Bankers approve debt recast for SWAWS Credit Corp

Last Updated: Fri, Nov 23, 2012 20:40 hrs

The debt restructuring package of SWAWS Credit Corp, the debt-ridden microfinance institution (MFI) based in Andhra Pradesh, has finally been approved by the corporate debt restructuring (CDR) cell. SWAWS is one of the few MFIs that have been admitted in the debt restructuring cell in spite of a negative networth.

A consortium of nine banks and four non-banking finance companies sealed the debt restructuring package on November 8, with the promoters, S Ramamurthy and Girija Ramamurthy, asked to pitch in Rs 1.25 crore, as “sacrifice value”, under the terms and condition of the deal.

While the repayment tenure of the Rs 92.95 crore, the loan outstanding for SWAWS, has been extended from two to eight years, with the cut-off date of January 1, 2012, a moratorium on repayment of interest and principal has been set for two years.

Also, about 15 per cent of the debt of the MFI would be converted into equity, while another 15 per cent would be converted into convertible debentures after the debt restructuring, said, S Ramamurthy, director, SWAWS. “One of the banks was initially reluctant to take up equity, but we requested for equity conversion, we had a negative networth,” he said.

At present, the promoters’ holding in the MFI is about 4.73 per cent, with the Sarada Mutually Aided Cooperative Society holding a majority stake of about 51.19 per cent.

SWAS is one of the last few MFIs to be admitted in the debt restructuring cell after a crisis in the sector in October 2010.

In 2011, five relatively bigger MFIs—SHARE Microfin, Asmitha Microfin, Spandana Sphoorty Financial, Trident Microfin, and Future Financial Services — had restructured close to Rs 5,000 crore in loans. However, the smaller MFIs had been struggling to stay afloat as business had come to a halt after October 2010.

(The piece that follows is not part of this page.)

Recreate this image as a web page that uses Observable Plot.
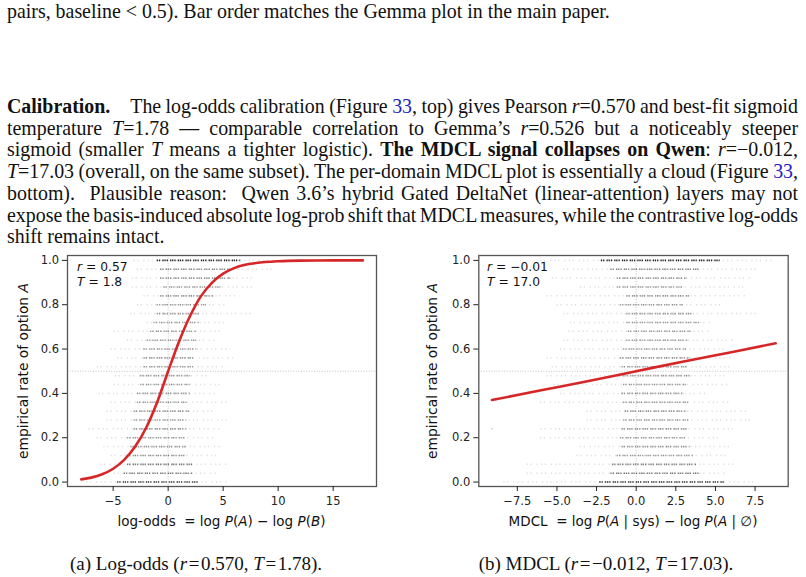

Earlier this calendar year, banks had agreed to restructure loans of Bhartiya Samruddhi Finance, led by Vijay Mahajan-led BASIX Group.

Punjab National Bank, with an exposure of close to Rs 22 crore is the biggest lender to SWAWS. Other bankers to SWAWS include Indian Overseas Bank, Central Bank of India, Union Bank of India, Lakshmi Vilas Bank, Karur Vyasya Bank, IDBI Bank and Karantak Bank. The four non banking finance companies which had lend to SWAWS are: Reliance Capital and Fullerton India Credit Ltd, among others, said Ramamurthy.

Mounting debt and depleting cash flow have put small MFIs on the brink of bankruptcy, a situation where they do not have enough money to repay debt and meet day-to-day expenses. Three other small MFIs— Cresa Financial Services, Dovefin Micro Finance, and Nano Financial Services — had also requested banks to restructure their loans.